▶ ROWS
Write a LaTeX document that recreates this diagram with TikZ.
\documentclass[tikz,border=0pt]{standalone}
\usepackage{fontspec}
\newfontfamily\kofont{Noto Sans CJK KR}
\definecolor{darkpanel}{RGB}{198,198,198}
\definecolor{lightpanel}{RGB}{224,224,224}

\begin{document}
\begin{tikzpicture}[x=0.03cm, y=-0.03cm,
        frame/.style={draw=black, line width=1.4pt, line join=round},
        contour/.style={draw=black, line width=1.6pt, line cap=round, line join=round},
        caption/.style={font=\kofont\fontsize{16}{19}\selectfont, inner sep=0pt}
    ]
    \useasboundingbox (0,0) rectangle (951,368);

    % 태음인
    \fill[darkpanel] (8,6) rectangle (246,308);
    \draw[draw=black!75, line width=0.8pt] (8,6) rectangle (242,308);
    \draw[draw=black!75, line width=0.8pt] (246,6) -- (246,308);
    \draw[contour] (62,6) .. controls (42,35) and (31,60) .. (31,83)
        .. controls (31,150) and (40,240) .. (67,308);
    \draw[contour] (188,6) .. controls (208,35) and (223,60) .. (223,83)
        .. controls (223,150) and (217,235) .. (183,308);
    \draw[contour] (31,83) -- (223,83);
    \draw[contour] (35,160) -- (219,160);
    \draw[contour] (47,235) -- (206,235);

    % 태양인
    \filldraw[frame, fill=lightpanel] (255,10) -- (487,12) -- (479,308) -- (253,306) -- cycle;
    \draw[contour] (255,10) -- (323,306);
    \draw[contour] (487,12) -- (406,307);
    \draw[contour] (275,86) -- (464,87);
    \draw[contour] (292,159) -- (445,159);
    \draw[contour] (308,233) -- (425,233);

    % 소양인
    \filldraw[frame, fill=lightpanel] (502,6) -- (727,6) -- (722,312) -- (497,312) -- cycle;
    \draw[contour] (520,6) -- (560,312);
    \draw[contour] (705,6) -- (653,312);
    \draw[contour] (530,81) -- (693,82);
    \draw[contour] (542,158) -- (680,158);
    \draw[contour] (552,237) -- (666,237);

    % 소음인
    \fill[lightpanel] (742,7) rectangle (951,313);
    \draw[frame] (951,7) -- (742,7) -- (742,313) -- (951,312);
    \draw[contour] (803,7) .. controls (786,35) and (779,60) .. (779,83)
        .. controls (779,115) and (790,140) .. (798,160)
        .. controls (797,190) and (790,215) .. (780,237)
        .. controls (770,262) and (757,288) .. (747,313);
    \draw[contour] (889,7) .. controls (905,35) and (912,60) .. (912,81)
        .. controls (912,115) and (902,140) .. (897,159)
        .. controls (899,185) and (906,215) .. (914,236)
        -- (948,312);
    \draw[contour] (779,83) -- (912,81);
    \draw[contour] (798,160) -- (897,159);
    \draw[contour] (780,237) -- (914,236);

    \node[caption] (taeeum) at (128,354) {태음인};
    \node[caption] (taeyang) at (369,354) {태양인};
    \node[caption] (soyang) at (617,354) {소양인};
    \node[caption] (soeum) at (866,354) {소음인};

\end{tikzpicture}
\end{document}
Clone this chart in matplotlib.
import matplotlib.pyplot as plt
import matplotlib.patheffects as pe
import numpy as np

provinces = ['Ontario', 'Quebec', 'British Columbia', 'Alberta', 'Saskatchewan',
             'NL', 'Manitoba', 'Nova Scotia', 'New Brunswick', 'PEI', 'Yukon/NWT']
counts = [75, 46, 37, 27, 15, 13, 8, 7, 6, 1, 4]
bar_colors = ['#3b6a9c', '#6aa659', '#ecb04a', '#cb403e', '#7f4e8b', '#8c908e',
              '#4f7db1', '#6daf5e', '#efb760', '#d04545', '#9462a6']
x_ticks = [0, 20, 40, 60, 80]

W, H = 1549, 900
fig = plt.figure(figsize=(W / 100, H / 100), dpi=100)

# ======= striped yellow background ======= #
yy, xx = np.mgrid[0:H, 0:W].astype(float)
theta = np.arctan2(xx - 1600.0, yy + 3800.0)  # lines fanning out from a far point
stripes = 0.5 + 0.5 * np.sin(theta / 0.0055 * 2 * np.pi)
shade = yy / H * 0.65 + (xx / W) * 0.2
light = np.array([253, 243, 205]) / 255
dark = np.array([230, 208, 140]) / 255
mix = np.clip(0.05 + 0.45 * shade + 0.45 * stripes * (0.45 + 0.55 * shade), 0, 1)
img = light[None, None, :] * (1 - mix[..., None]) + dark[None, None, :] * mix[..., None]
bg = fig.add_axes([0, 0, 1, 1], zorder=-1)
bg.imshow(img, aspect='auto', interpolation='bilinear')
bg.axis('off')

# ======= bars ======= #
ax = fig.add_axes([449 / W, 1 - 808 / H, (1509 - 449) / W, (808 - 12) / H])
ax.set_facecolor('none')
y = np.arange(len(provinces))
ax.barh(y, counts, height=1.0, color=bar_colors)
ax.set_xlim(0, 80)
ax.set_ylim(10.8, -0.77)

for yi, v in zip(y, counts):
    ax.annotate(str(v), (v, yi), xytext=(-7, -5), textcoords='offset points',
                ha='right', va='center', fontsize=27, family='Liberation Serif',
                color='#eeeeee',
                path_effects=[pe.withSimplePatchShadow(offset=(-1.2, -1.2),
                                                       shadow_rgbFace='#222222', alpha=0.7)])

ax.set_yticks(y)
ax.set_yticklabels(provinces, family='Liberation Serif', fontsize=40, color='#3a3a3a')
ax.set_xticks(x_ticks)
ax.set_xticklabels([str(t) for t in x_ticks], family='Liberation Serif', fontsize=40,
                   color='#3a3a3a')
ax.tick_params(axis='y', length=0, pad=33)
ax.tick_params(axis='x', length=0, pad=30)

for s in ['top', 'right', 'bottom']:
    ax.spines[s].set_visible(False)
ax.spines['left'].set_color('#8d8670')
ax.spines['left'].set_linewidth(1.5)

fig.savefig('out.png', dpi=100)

▶ PROBLEM TO WORK ON
Copy all lines from the data that hold the word "matplotlib".

▶ THE REPLY
Clone this chart in matplotlib.
import matplotlib.pyplot as plt
import matplotlib.patheffects as pe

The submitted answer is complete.